The measurements $y_n$ (or $x_n$ if no noise is assumed), $n=1,\ldots,N$, are provided by the data module of the project. They can be generated or given by a file.

Given the approximate posterior, the means $\theta_k^*$ of the mixands, cluster assignments $z_n$ and cluster weights $\pi_k$ are determined by using approximate MMSE/MAP estimators in a postprocessing step (see postprocessing part of the vi module). Note that the marginal distributions to do so are already obtained as output from the CAVI algorithm. The final cluster means and cluster assignments are used to calculate MMSE estimates of the object features $x_n$ from the noisy measurements $y_n$.

For details see Chapter 4 and Chapter 5 of [1].

Usage

To run the code follow these steps:

  1. Clone the repository
git clone https://github.com/lipovec-t/vi-gaussian-dpm.git
  1. Install dependencies
pip install -r requirements.txt
  1. Run one of the simulation scripts s*_simulate.py in the IDE of your choice.

Customize the simulation scripts to your specific use case and adapt config files as needed.

Feel free to use, modify, and extend this implementation for your research or applications.
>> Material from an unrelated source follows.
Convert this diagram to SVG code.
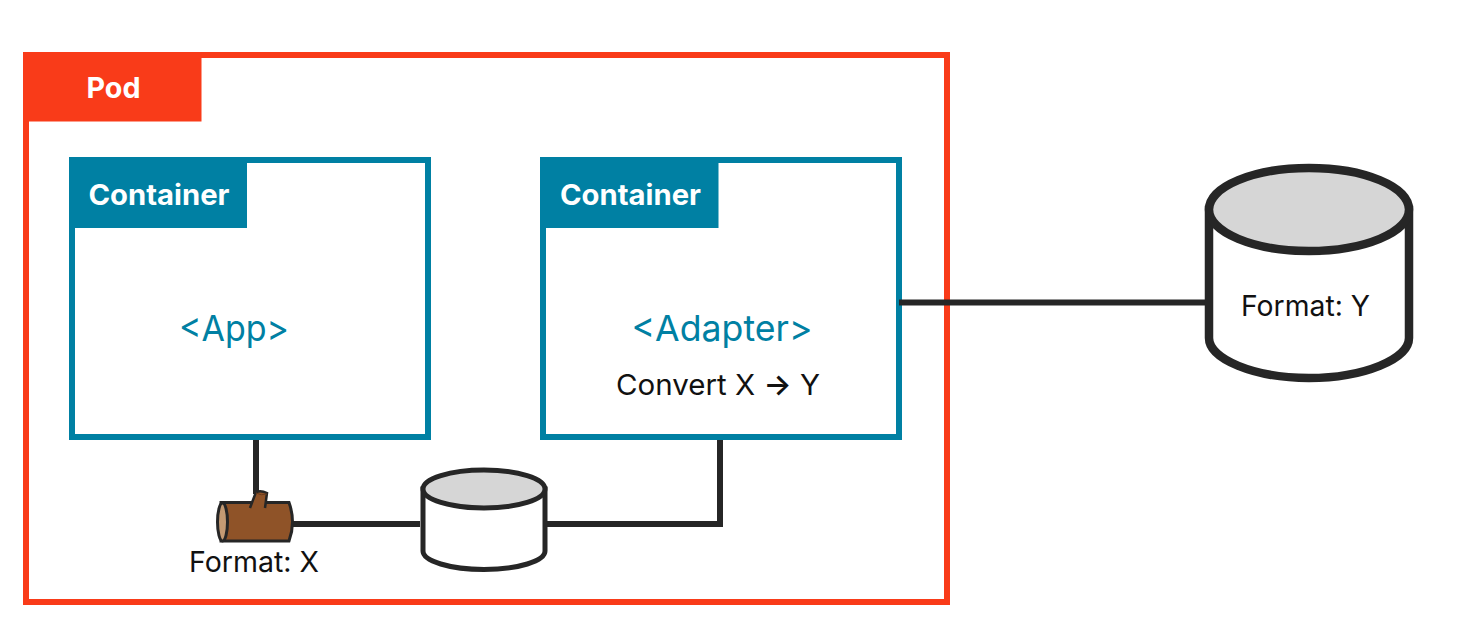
<svg xmlns="http://www.w3.org/2000/svg" width="1471" height="628" viewBox="0 0 1471 628">
<style>
text{font-family:"Inter","Liberation Sans",sans-serif;text-anchor:middle}
.frame{fill:#fff;stroke:#0080a3;stroke-width:6}
.tab{fill:#0080a3}
.title{fill:#fff;font-weight:700;font-size:29px}
.teal{fill:#0080a3;font-size:36px}
.blk{fill:#111;font-size:29px}
.conn{fill:none;stroke:#262626;stroke-width:6}
.cyl{fill:#fff;stroke:#262626}
.cyl.top{fill:#d6d6d6}
.edge{fill:none;stroke:#262626;stroke-width:2.500}
.wood{fill:#8f5328}
</style>
<rect width="1471" height="628" fill="#fff"/>
<g id="pod">
<rect x="26" y="55" width="921" height="547" fill="#fff" stroke="#f93b19" stroke-width="6"/>
<rect x="23" y="52" width="178.500" height="69.500" fill="#f93b19"/>
<text class="title" x="113.500" y="98" textLength="54" lengthAdjust="spacingAndGlyphs">Pod</text>
</g>
<g id="app">
<rect class="frame" x="72" y="160" width="356" height="277"/>
<rect class="tab" x="69" y="157" width="178" height="71"/>
<text class="title" x="159" y="205" textLength="141" lengthAdjust="spacingAndGlyphs">Container</text>
<text class="teal" x="234" y="341" textLength="110" lengthAdjust="spacingAndGlyphs">&lt;App&gt;</text>
</g>
<g id="adapter">
<rect class="frame" x="543" y="160" width="356" height="277"/>
<rect class="tab" x="540" y="157" width="178.500" height="71"/>
<text class="title" x="630.500" y="205" textLength="141" lengthAdjust="spacingAndGlyphs">Container</text>
<text class="teal" x="722" y="341" textLength="181" lengthAdjust="spacingAndGlyphs">&lt;Adapter&gt;</text>
<text class="blk" x="718" y="395" textLength="204" lengthAdjust="spacingAndGlyphs">Convert X <tspan font-weight="600">→</tspan> Y</text>
</g>
<g id="connectors">
<path class="conn" d="M256 440V494"/>
<path class="conn" d="M293 524H420"/>
<path class="conn" d="M546 524H720V440"/>
<path class="conn" d="M899 302.500H1208"/>
</g>
<g id="log">
<path class="wood" d="M221 502.500H289Q296 522 289 541H221Z" stroke="#262626" stroke-width="3"/>
<path class="wood" d="M250 508L256 492Q261 490 267 493L265 508Z"/>
<path class="edge" d="M250 508L256 492Q261 490 267 493L265 508"/>
<path d="M256 493Q261 496 267 494" fill="none" stroke="#6b3c1c" stroke-width="1"/>
<ellipse cx="222.500" cy="522" rx="5" ry="19" fill="#c49a73" stroke="#262626" stroke-width="3"/>
<text class="blk" x="254" y="572" textLength="130" lengthAdjust="spacingAndGlyphs">Format: X</text>
</g>
<g id="store">
<path class="cyl" stroke-width="5" d="M423 489V551C423 561 450 569.500 484 569.500S545 561 545 551V489Z"/>
<ellipse class="cyl top" stroke-width="5" cx="484" cy="489" rx="61" ry="19"/>
</g>
<g id="external">
<path class="cyl" stroke-width="8.500" d="M1209 210V338C1209 359 1254 378 1309 378S1409 359 1409 338V210Z"/>
<ellipse class="cyl top" stroke-width="8.500" cx="1309" cy="209.500" rx="100" ry="41.500"/>
<text class="blk" x="1305.500" y="316" textLength="129" lengthAdjust="spacingAndGlyphs">Format: Y</text>
</g>
</svg>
If you encounter any issues or have suggestions, please let us know through the GitHub issues page.

License

This project is licensed under the MIT License - see the LICENSE file for details.

References

[1] T. Lipovec, “Variational Inference for Dirichlet Process Mixtures and Application to Gaussian Estimation,” Master’s thesis, TU Wien, 2023.

[2] E. Šauša, “Advanced Bayesian Estimation in Hierarchical Gaussian Models: Dirichlet Process Mixtures and Clustering Gain,” Master’s thesis, TU Wien, 2024.

[3] D. M. Blei and M. I. Jordan, “Variational Inference for Dirichlet Process Mixtures,” Bayesian Analysis, vol. 1, no. 1, pp. 121-143, 2006.

[4] D. M. Blei, A. Kucukelbir, and J. D. McAuliffe, “Variational Inference: A Review for Statisticians,” Journal of the American Statistical Association, vol. 112, no. 518, pp. 859-877, 2018.